I can see from the window a telegraph pole and a lamp post which are wonky in opposite directions. I could take a picture, but it would have to include other people’s windows, which is intrusive.
It is still raining: the weather is improving, so I think this must be a warmer, more drizzly kind of rain.
The Bambi is still a non-runner, but Janet has some plans about how to get it going. Meanwhile, preparations for her walk continue, assuming fixed accommodation for at least the first quarter.
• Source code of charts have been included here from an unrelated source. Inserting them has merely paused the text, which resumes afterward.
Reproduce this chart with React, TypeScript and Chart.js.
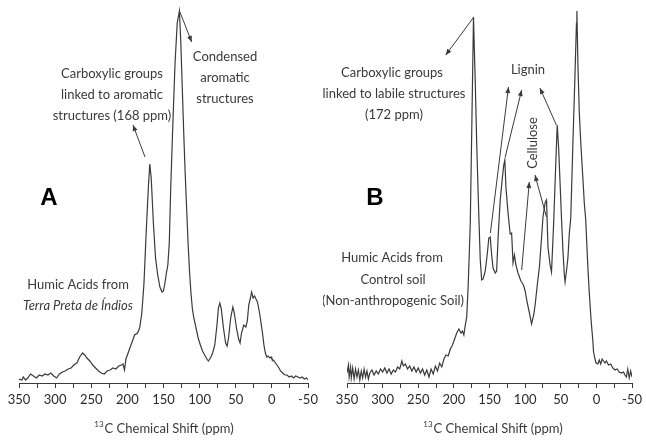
import React, { useEffect, useRef } from "react";
import { Chart, registerables } from "chart.js";

Chart.register(...registerables);

// ---- Panel A: Humic acids from Terra Preta de Índios ----
const ppmA = [350, 346, 344, 341, 338, 334, 330, 326, 322, 318, 314, 310, 306, 302, 298, 294, 290, 286, 282, 278, 274, 270, 266, 262, 259, 256, 252, 248, 244, 240, 236, 232, 228, 224, 220, 216, 212, 208, 206, 204, 202, 199, 196, 193, 190, 186, 183, 180, 177, 174, 171, 169, 167, 164, 161, 158, 155, 152, 150, 148, 146, 144, 142, 140, 137, 134, 131, 128, 126, 124, 122, 120, 118, 116, 114, 112, 110, 108, 105, 102, 99, 96, 93, 90, 88, 85, 82, 79, 76, 74, 72, 70, 67, 64, 62, 60, 57, 54, 52, 49, 46, 44, 42, 39, 36, 34, 32, 30, 28, 26, 24, 22, 20, 18, 16, 13, 11, 9, 7, 5, 3, 1, 0, -3, -6, -9, -12, -15, -18, -21, -24, -27, -30, -33, -36, -39, -42, -45, -48, -50];
const intA = [4, 3, 6, 3, 5, 9, 7, 5, 8, 7, 9, 8, 10, 7, 5, 9, 11, 12, 14, 15, 18, 20, 26, 30, 28, 25, 22, 18, 15, 12, 10, 9, 12, 13, 15, 14, 17, 18, 19, 13, 24, 30, 36, 42, 48, 50, 55, 70, 100, 150, 195, 219, 205, 160, 125, 108, 96, 91, 92, 100, 110, 118, 140, 195, 260, 320, 360, 372, 340, 295, 250, 210, 175, 140, 112, 90, 74, 65, 55, 45, 38, 32, 28, 24, 22, 25, 30, 38, 58, 75, 80, 74, 55, 40, 37, 45, 65, 76, 70, 55, 44, 40, 50, 58, 56, 62, 78, 84, 91, 85, 87, 84, 81, 74, 65, 50, 38, 30, 26, 27, 25, 26, 24, 22, 19, 16, 12, 10, 8, 8, 6, 7, 5, 7, 6, 5, 6, 4, 5, 3];

// ---- Panel B: Humic acids from control soil ----
const ppmB = [350, 348, 347, 345, 344, 342, 340, 338, 336, 334, 332, 330, 328, 326, 324, 322, 320, 318, 315, 312, 309, 306, 303, 300, 297, 294, 291, 288, 285, 282, 279, 276, 273, 271, 268, 265, 262, 259, 256, 253, 250, 247, 244, 241, 238, 235, 232, 229, 226, 223, 220, 217, 214, 211, 208, 205, 202, 199, 196, 193, 190, 188, 186, 184, 182, 180, 177, 175, 172.5, 170, 168, 166, 164, 163, 161, 159, 156, 153, 151, 149, 147, 145, 142, 140, 138, 135, 132, 130, 128.5, 127, 124, 121, 119, 117, 115, 113, 110, 108, 106, 104, 102, 100, 97, 94, 91, 88, 86, 83, 80, 77, 75, 72, 70, 68, 65, 63, 60, 57, 55, 53, 51, 49, 47, 45, 44, 42, 40, 38, 36, 33, 30, 28, 27.4, 26, 24, 22, 19, 17, 15, 12, 10, 7.5, 5, 4, 2, 0.5, -2, -4, -6, -8, -10, -12, -14, -17, -20, -23, -26, -29, -32, -35, -38, -40, -42, -44, -46, -48, -50];
const intB = [10, 18, 6, 16, 5, 15, 4, 14, 6, 13, 3, 12, 5, 14, 6, 12, 4, 10, 13, 8, 12, 9, 14, 11, 15, 10, 14, 9, 13, 11, 16, 14, 22, 17, 19, 14, 17, 12, 16, 11, 15, 10, 14, 8, 13, 6, 14, 9, 17, 12, 20, 16, 24, 28, 27, 34, 38, 44, 50, 54, 50, 52, 48, 58, 66, 96, 160, 250, 366, 300, 240, 190, 145, 123, 103, 104, 112, 130, 145, 146, 128, 115, 110, 112, 145, 183, 205, 218, 223, 196, 170, 149, 150, 120, 128, 118, 110, 106, 102, 100, 97, 92, 80, 70, 59, 68, 78, 98, 116, 145, 166, 180, 183, 136, 118, 111, 160, 220, 258, 235, 200, 165, 133, 108, 101, 112, 125, 150, 165, 240, 310, 360, 372, 320, 270, 241, 205, 180, 163, 116, 90, 63, 42, 31, 24, 20, 19, 23, 19, 24, 22, 20, 22, 18, 19, 15, 13, 14, 11, 10, 11, 8, 6, 14, 5, 12, 6];

const xTicksMin = -50;
const xTicksMax = 350;
const axisTitle = "C Chemical Shift (ppm)";
const axisTitleSup = "13";

type Txt = { t: string; x: number; y: number; italic?: boolean; bold?: boolean; size?: number; font?: string; rot?: number };
type Arrow = { from: [number, number]; to: [number, number] };

const textsA: Txt[] = [
  { t: "Carboxylic groups", x: 112, y: 74 },
  { t: "linked to aromatic", x: 112, y: 95 },
  { t: "structures (168 ppm)", x: 112, y: 116 },
  { t: "Condensed", x: 225, y: 57 },
  { t: "aromatic", x: 225, y: 78 },
  { t: "structures", x: 225, y: 99 },
  { t: "A", x: 49, y: 198, bold: true, size: 24, font: "'Liberation Sans', Arial, sans-serif" },
  { t: "Humic Acids from", x: 78, y: 285 },
  { t: "Terra Preta de Índios", x: 78, y: 306, italic: true },
];
const arrowsA: Arrow[] = [
  { from: [175.6, 226], to: [192.2, 258] },
  { from: [127.2, 371], to: [111, 341] },
];

const textsB: Txt[] = [
  { t: "Carboxylic groups", x: 69, y: 73 },
  { t: "linked to labile structures", x: 71, y: 94 },
  { t: "(172 ppm)", x: 71, y: 115 },
  { t: "Lignin", x: 205, y: 70 },
  { t: "Cellulose", x: 210, y: 143, rot: -Math.PI / 2 },
  { t: "B", x: 52, y: 198, bold: true, size: 24, font: "'Liberation Sans', Arial, sans-serif" },
  { t: "Humic Acids from", x: 69, y: 258 },
  { t: "Control soil", x: 70, y: 280 },
  { t: "(Non-anthropogenic Soil)", x: 70, y: 301 },
];
const arrowsB: Arrow[] = [
  { from: [172, 366], to: [211.4, 328] },
  { from: [148.8, 150], to: [123.4, 296] },
  { from: [128, 226], to: [104.9, 293] },
  { from: [56.2, 258], to: [79.3, 295] },
  { from: [104.9, 113], to: [94.2, 201] },
  { from: [70.1, 166], to: [86.2, 208] },
];

const FONT = "Lato, 'Open Sans', sans-serif";
const INK = "#3a3a3a";

function makeAnnot(texts: Txt[], arrows: Arrow[], titleX: number) {
  return {
    id: "annot",
    afterDraw(chart: any) {
      const ctx = chart.ctx as CanvasRenderingContext2D;
      const xs = chart.scales.x;
      const ys = chart.scales.y;
      ctx.save();
      ctx.fillStyle = INK;
      ctx.textAlign = "center";
      ctx.textBaseline = "middle";
      for (const tx of texts) {
        const size = tx.size || 13;
        ctx.font = `${tx.italic ? "italic " : ""}${tx.bold ? "bold " : ""}${size}px ${tx.font || FONT}`;
        ctx.fillStyle = tx.bold ? "#000" : INK;
        if (tx.rot) {
          ctx.save();
          ctx.translate(tx.x, tx.y);
          ctx.rotate(tx.rot);
          ctx.fillText(tx.t, 0, 0);
          ctx.restore();
        } else {
          ctx.fillText(tx.t, tx.x, tx.y);
        }
      }
      ctx.strokeStyle = INK;
      ctx.fillStyle = INK;
      ctx.lineWidth = 1;
      for (const a of arrows) {
        const x1 = xs.getPixelForValue(a.from[0]);
        const y1 = ys.getPixelForValue(a.from[1]);
        const x2 = xs.getPixelForValue(a.to[0]);
        const y2 = ys.getPixelForValue(a.to[1]);
        ctx.beginPath();
        ctx.moveTo(x1, y1);
        ctx.lineTo(x2, y2);
        ctx.stroke();
        const ang = Math.atan2(y2 - y1, x2 - x1);
        const L = 6, W = 2.5;
        ctx.beginPath();
        ctx.moveTo(x2, y2);
        ctx.lineTo(x2 - L * Math.cos(ang) + W * Math.sin(ang), y2 - L * Math.sin(ang) - W * Math.cos(ang));
        ctx.lineTo(x2 - L * Math.cos(ang) - W * Math.sin(ang), y2 - L * Math.sin(ang) + W * Math.cos(ang));
        ctx.closePath();
        ctx.fill();
      }
      ctx.fillStyle = INK;
      ctx.textAlign = "left";
      ctx.textBaseline = "alphabetic";
      ctx.font = `13px ${FONT}`;
      const w = ctx.measureText(axisTitle).width;
      ctx.font = `8px ${FONT}`;
      const ws = ctx.measureText(axisTitleSup).width;
      const total = w + ws + 1;
      const x0 = titleX - total / 2;
      ctx.fillText(axisTitleSup, x0, 427);
      ctx.font = `13px ${FONT}`;
      ctx.fillText(axisTitle, x0 + ws + 1, 433);
      ctx.restore();
    },
  };
}

function Panel({ ppm, vals, texts, arrows, padL, padR, titleX }: any) {
  const ref = useRef<HTMLCanvasElement>(null);
  useEffect(() => {
    if (!ref.current) return;
    const chart = new Chart(ref.current, {
      type: "line",
      data: {
        datasets: [
          {
            data: ppm.map((p: number, i: number) => ({ x: p, y: vals[i] })),
            borderColor: INK,
            borderWidth: 1.2,
            pointRadius: 0,
            tension: 0,
            fill: false,
          },
        ],
      },
      options: {
        responsive: false,
        animation: false,
        devicePixelRatio: 1,
        layout: { padding: { left: padL, right: padR, top: 5, bottom: 0 } },
        plugins: { legend: { display: false }, tooltip: { enabled: false }, title: { display: false } },
        scales: {
          x: {
            type: "linear",
            min: xTicksMin,
            max: xTicksMax,
            reverse: true,
            afterFit: (s: any) => {
              s.height = 60;
            },
            border: { display: true, color: INK, width: 1 },
            grid: { display: true, drawOnChartArea: false, drawTicks: true, tickLength: 5, color: INK, lineWidth: 1 },
            ticks: {
              stepSize: 25,
              autoSkip: false,
              maxRotation: 0,
              padding: 4,
              color: "#2a2a2a",
              font: { family: FONT, size: 13 },
              callback: (v: any) => (Number(v) % 50 === 0 ? String(v) : ""),
            },
          },
          y: { display: false, min: 0, max: 378 },
        },
      },
      plugins: [makeAnnot(texts, arrows, titleX)],
    } as any);
    return () => chart.destroy();
  }, []);
  return <canvas ref={ref} width={323} height={443} style={{ width: 323, height: 443, display: "block" }} />;
}

export default function App() {
  return (
    <div style={{ position: "absolute", left: 0, top: 0, width: 646, height: 443, background: "#fff", display: "flex" }}>
      <Panel ppm={ppmA} vals={intA} texts={textsA} arrows={arrowsA} padL={19} padR={15} titleX={164} />
      <Panel ppm={ppmB} vals={intB} texts={textsB} arrows={arrowsB} padL={24} padR={11} titleX={170} />
    </div>
  );
}
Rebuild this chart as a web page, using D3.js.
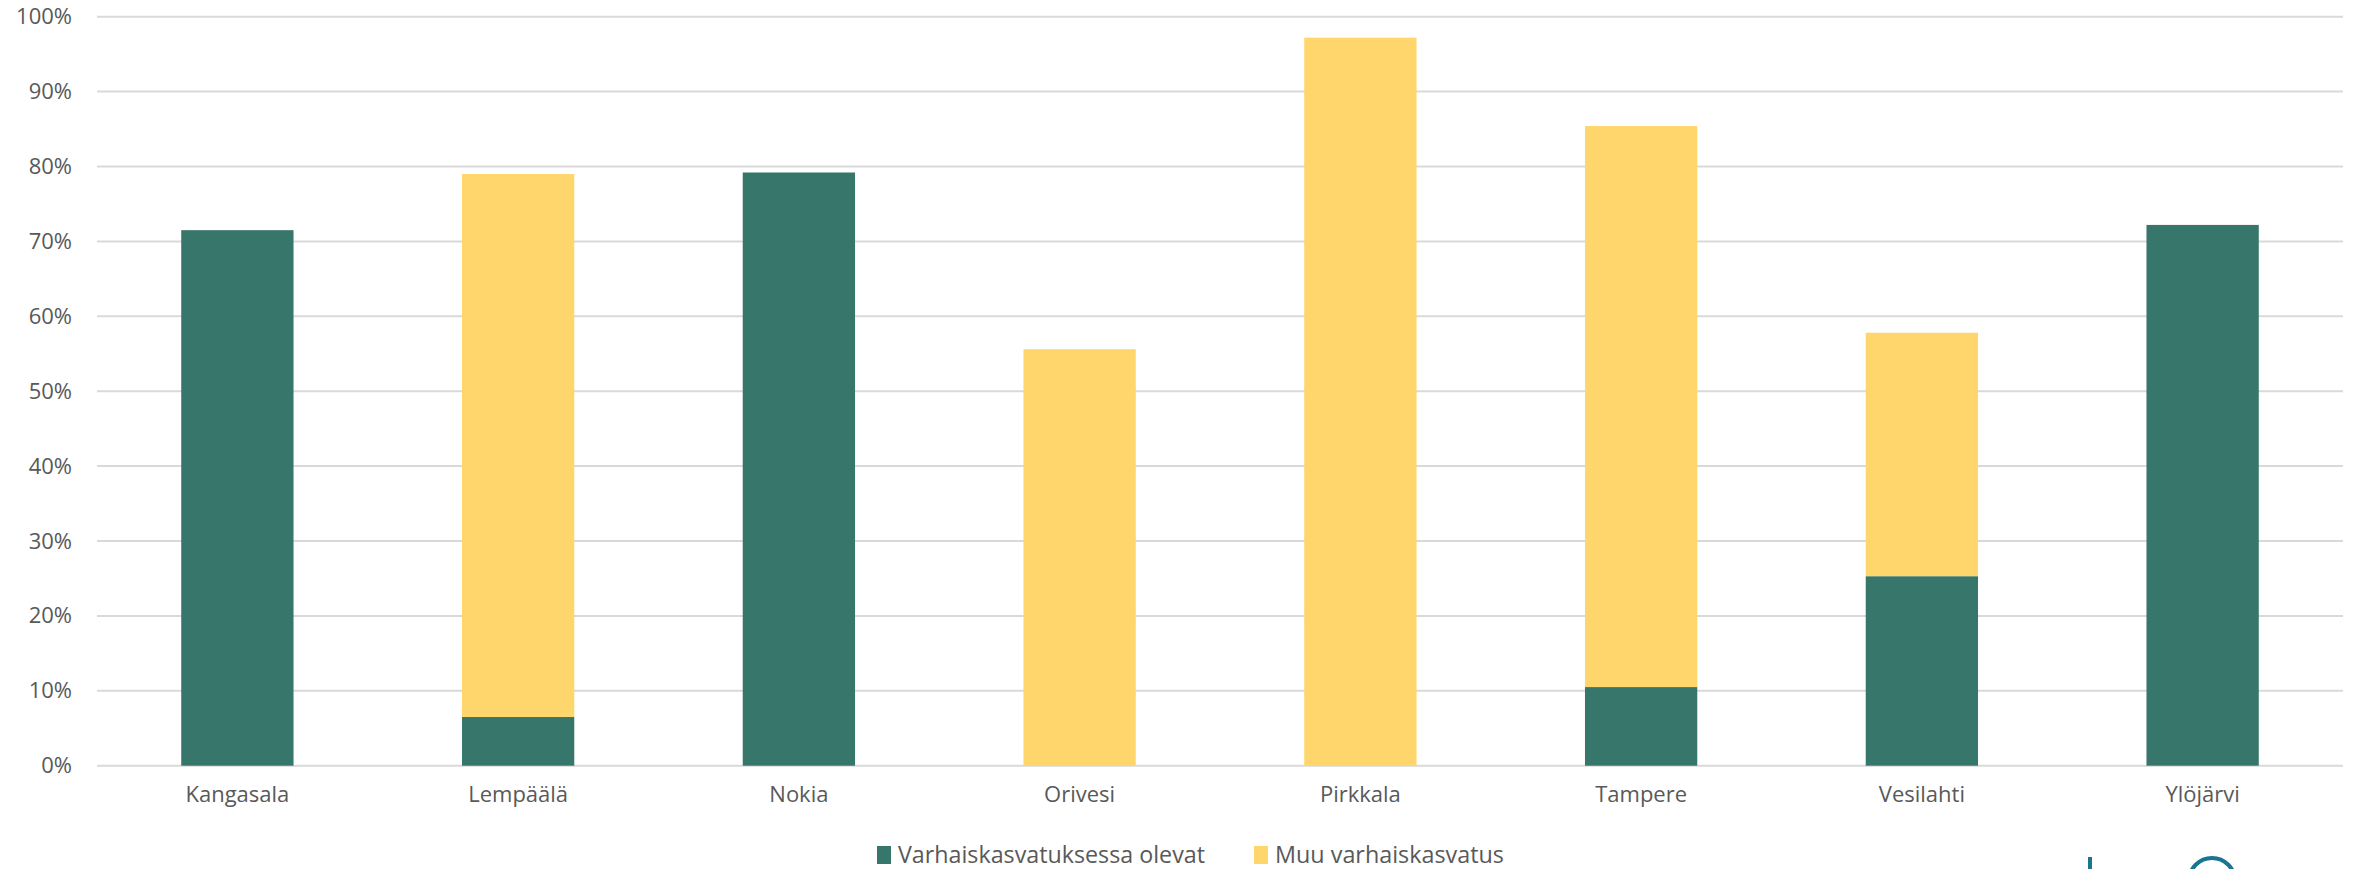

There is a kind of logic that goes: if you do right, you will be rewarded, and if you do wrong you will be punished. Therefore if you are doing well, it must be because you are doing right, and if things are going wrong for you, it must be because you are doing wrong. Jesus takes a sledgehammer to this logic in the Luke reading. It doesn’t work like that. The Galileans were all wrongdoers, even the successful ones. Actually, reading elsewhere what Jesus is reckoned to have said (e.g. according to Matthew 5:48 – “Be perfect, therefore, as your heavenly Father is perfect.”), we are all wrongdoers. We hurt other people, we hurt our planet, we are part of a network of hurt. God’s dreams for us are so great, and we just haven’t got the oomph to fulfil those hopes. We have to change our ways, seek forgiveness and offer forgiveness. The good bit is that forgiveness is possible – it is always possible.
It feels as if Jesus is talking to the Galileans en masse. We are all individuals, yes, but we also share in the messed-up nature of all humanity, and of every group and organisation we are part of. What would a new beginning look like? I am white, West European, male – what would it look like if people like me could relate better to the rest of the world? I was never a fan of Brexit – but I do remember the misgivings I had when we first joined our European partners … it felt like dumping the Commonwealth. Maybe now will be an opportunity to make the Commonwealth a thing again, a thing that does what it says on the tin: dream on, Bob!
Thank you God for Lent,
a time for turning,
a time to think again,
reconsider,
to get the first intimations of change
in the grey world:
a time when all things
become possible.
Also, I lay awake in bed for a bit last night, thinking maybe there I things I should do that I’ve never done before. After about fifteen minutes’ deliberation I decided against Marmite in porridge.